From: Eckard Blumschein on 5 Dec 2006 11:31 On 12/4/2006 9:23 PM, MoeBlee wrote: > Eckard Blumschein wrote: >> Correct. There are people who extend the reals to include oo. > > Would you give an example of a text that does this? > > What we sometimes do is add two points (called 'oo' and '-oo') to the > real number system so that we have a different, extended system (which > is not a complete ordered field). But that does not meant that we > consider oo and -oo to be real numbers. > > MoeBlee > I already replied.
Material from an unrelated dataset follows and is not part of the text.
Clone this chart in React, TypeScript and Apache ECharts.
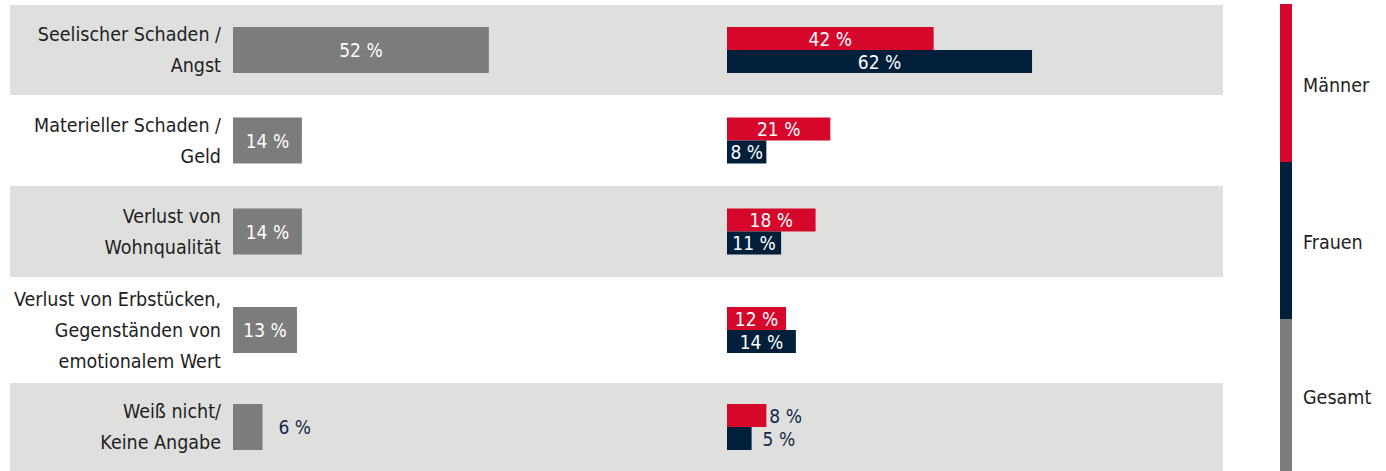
import React, { useEffect, useRef } from "react";
import * as echarts from "echarts";

const categories = [
  "Seelischer Schaden /\nAngst",
  "Materieller Schaden /\nGeld",
  "Verlust von\nWohnqualität",
  "Verlust von Erbstücken,\nGegenständen von\nemotionalem Wert",
  "Weiß nicht/\nKeine Angabe",
];
const gesamt = [52, 14, 14, 13, 6];
const maenner = [42, 21, 18, 12, 8];
const frauen = [62, 8, 11, 14, 5];
const legendNames = ["Männer", "Frauen", "Gesamt"];

const COLORS = { Männer: "#d5082b", Frauen: "#001f3b", Gesamt: "#7c7c7d" };
const BG = "#dfdfde";
const FONT = "'DejaVu Sans Condensed', 'Noto Sans', sans-serif";

// layout
const rowTops = [5, 95, 186, 277, 383];
const rowBottoms = [95, 186, 277, 383, 471];
const PX_PER_PCT = 4.92;
const LEFT_X = 233;
const RIGHT_X = 727;
const LEFT_MAX = 90;
const RIGHT_MAX = 100;

export default function App() {
  const ref = useRef<HTMLDivElement>(null);
  useEffect(() => {
    if (!ref.current) return;
    document.body.style.margin = "0";
    const chart = echarts.init(ref.current, undefined, { renderer: "svg" });
    const grids: any[] = [];
    const xAxes: any[] = [];
    const yAxes: any[] = [];
    const series: any[] = [];
    const graphics: any[] = [];

    const insideLabel = {
      show: true,
      position: "inside",
      color: "#ffffff",
      fontFamily: FONT,
      fontSize: 19,
      formatter: "{c} %",
    };
    const outsideLabel = (distance: number) => ({
      show: true,
      position: "right",
      distance,
      color: "#14284a",
      fontFamily: FONT,
      fontSize: 19,
      formatter: "{c} %",
    });

    categories.forEach((cat, i) => {
      const top = rowTops[i];
      const h = rowBottoms[i] - rowTops[i];
      if (i % 2 === 0) {
        graphics.push({
          type: "rect",
          silent: true,
          z: -10,
          shape: { x: 10, y: top, width: 1213, height: h },
          style: { fill: BG },
        });
      }
      grids.push({ left: LEFT_X, top, height: h, width: LEFT_MAX * PX_PER_PCT, containLabel: false });
      grids.push({ left: RIGHT_X, top, height: h, width: RIGHT_MAX * PX_PER_PCT, containLabel: false });
      xAxes.push({ type: "value", gridIndex: 2 * i, min: 0, max: LEFT_MAX, show: false });
      xAxes.push({ type: "value", gridIndex: 2 * i + 1, min: 0, max: RIGHT_MAX, show: false });
      yAxes.push({
        type: "category",
        gridIndex: 2 * i,
        data: [cat],
        inverse: true,
        axisLine: { show: false },
        axisTick: { show: false },
        splitLine: { show: false },
        axisLabel: {
          margin: 12,
          color: "#1e1e1e",
          fontFamily: FONT,
          fontSize: 19.5,
          lineHeight: 31,
          align: "right",
        },
      });
      yAxes.push({
        type: "category",
        gridIndex: 2 * i + 1,
        data: [cat],
        inverse: true,
        show: false,
      });
      const last = i === categories.length - 1;
      series.push({
        type: "bar",
        name: "Gesamt",
        xAxisIndex: 2 * i,
        yAxisIndex: 2 * i,
        barWidth: 46,
        itemStyle: { color: COLORS.Gesamt },
        label: last ? outsideLabel(16) : insideLabel,
        data: [gesamt[i]],
      });
      series.push({
        type: "bar",
        name: "Männer",
        xAxisIndex: 2 * i + 1,
        yAxisIndex: 2 * i + 1,
        barWidth: 23,
        barGap: "0%",
        itemStyle: { color: COLORS["Männer"] },
        label: last ? outsideLabel(3) : insideLabel,
        data: [maenner[i]],
      });
      series.push({
        type: "bar",
        name: "Frauen",
        xAxisIndex: 2 * i + 1,
        yAxisIndex: 2 * i + 1,
        barWidth: 23,
        barGap: "0%",
        itemStyle: { color: COLORS.Frauen },
        label: last ? outsideLabel(11) : insideLabel,
        data: [frauen[i]],
      });
    });

    // legend: vertical colour bar with labels
    const segs = [
      { y: 4, h: 158 },
      { y: 162, h: 157 },
      { y: 319, h: 152 },
    ];
    legendNames.forEach((name, k) => {
      graphics.push({
        type: "rect",
        silent: true,
        shape: { x: 1280, y: segs[k].y, width: 12, height: segs[k].h },
        style: { fill: (COLORS as any)[name] },
      });
      graphics.push({
        type: "text",
        silent: true,
        x: 1303,
        y: segs[k].y + segs[k].h / 2 + 2,
        style: {
          text: name,
          fill: "#1e1e1e",
          font: `19.5px ${FONT}`,
          verticalAlign: "middle",
          align: "left",
        },
      });
    });

    chart.setOption({
      animation: false,
      backgroundColor: "#ffffff",
      tooltip: { show: false },
      grid: grids,
      xAxis: xAxes,
      yAxis: yAxes,
      series,
      graphic: graphics,
    });
    return () => chart.dispose();
  }, []);
  return <div ref={ref} style={{ width: 1386, height: 471 }} />;
}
From: Eckard Blumschein on 5 Dec 2006 11:59 On 12/4/2006 8:47 PM, Virgil wrote: > In article <1165238765.397374.303270(a)79g2000cws.googlegroups.com>, > mueckenh(a)rz.fh-augsburg.de wrote: >> Most "mathematicians" even don't know what potentially infinite is. > > As it is a useless idea, such ignorance is bliss. And WM's sinful > attempts to destroy that innocence is reprehensible. Cantor still understood that the Aristorelian potentially infinite point of view is quite different from actual infinity. The formerly Archimedean axiom of infinity describes the potential infinity. Blissful ignorance of mathematicians does not utter complains if the axiom of (possibly infinite) extensionality claims the existence of a set which has to include all of its elements. According to my reasoning this does neither clearly include nor clearly exclude the actual infinity, i.e. all elements together. Nobody complains. Obviously, the fiction of actual infinity is merely required from theoretical point of view. Nobody really needs it in practice. This preserved ambiguity lead to the theoretical imperfections I reported.
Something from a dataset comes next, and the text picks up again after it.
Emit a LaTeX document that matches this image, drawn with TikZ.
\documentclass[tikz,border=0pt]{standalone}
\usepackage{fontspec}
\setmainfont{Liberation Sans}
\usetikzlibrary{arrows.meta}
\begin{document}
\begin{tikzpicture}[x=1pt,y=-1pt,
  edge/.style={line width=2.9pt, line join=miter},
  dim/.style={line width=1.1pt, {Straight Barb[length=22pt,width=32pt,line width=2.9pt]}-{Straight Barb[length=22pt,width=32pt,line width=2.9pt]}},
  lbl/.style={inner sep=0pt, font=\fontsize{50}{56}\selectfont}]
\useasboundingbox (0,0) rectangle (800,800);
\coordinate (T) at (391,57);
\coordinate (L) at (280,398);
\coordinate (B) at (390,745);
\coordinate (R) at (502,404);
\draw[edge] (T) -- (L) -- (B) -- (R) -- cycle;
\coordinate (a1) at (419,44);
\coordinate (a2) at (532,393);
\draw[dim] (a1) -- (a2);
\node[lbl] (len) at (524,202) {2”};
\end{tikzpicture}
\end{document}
From: Eckard Blumschein on 5 Dec 2006 12:56 On 12/5/2006 1:26 PM, Bob Kolker wrote: > Eckard Blumschein wrote: > >> Obviously, you meant not either but neither? >> >> I wonder why the mathematicians believe to require one-point >> compactification. I consider the rationals as genuine numbers, being as >> close as you like to the fictions infinity and real numbers. The exact >> numerical representation of pi requires the fiction of actual infinity. >> > Rational numbers are non-genuine. Nowhere in the physical world outside > of our nervouse systems do they exist. Genuine does not refer to physics but 1) to the possibility to be derived from natural numbers by a finite number of steps 2) to being discrete in the sense to have a distinct numerical address 3) being consequently countable > For the same reason, integers are non-genuine. > > The only genuine things in the cosmos are physical. I did not spoke of genuine things in the cosmos. > > Bob Kolker
From: Eckard Blumschein on 5 Dec 2006 13:02
On 12/5/2006 2:13 PM, Bob Kolker wrote: > Eckard Blumschein wrote: >> an exact numerical representation available. Kronecker said, they are no >> numbers at all. Since the properties of the reals have to be the same as >> these of the irrationals, all reals must necessarily also be uncountable >> fictions. > > For the latest time. Uncountability is a property of sets, not > individual numbers. I know this widespread view. > There is no such thing as an uncountable real > number. Real numbers according to DA2 are uncountable altogether. People like you will not grasp that. Not a single real number is countable. > Nor is there any such thing as a countable integer. Every single integer is a countable element. > Countability > /Uncountability are properties of -sets-, not individuals. Do not reiterate what I know but deny. > > You have been told this on several occassions and you apparently are too > stupid to learn it. You should try and refute. Good luck. > > Bob Kolker |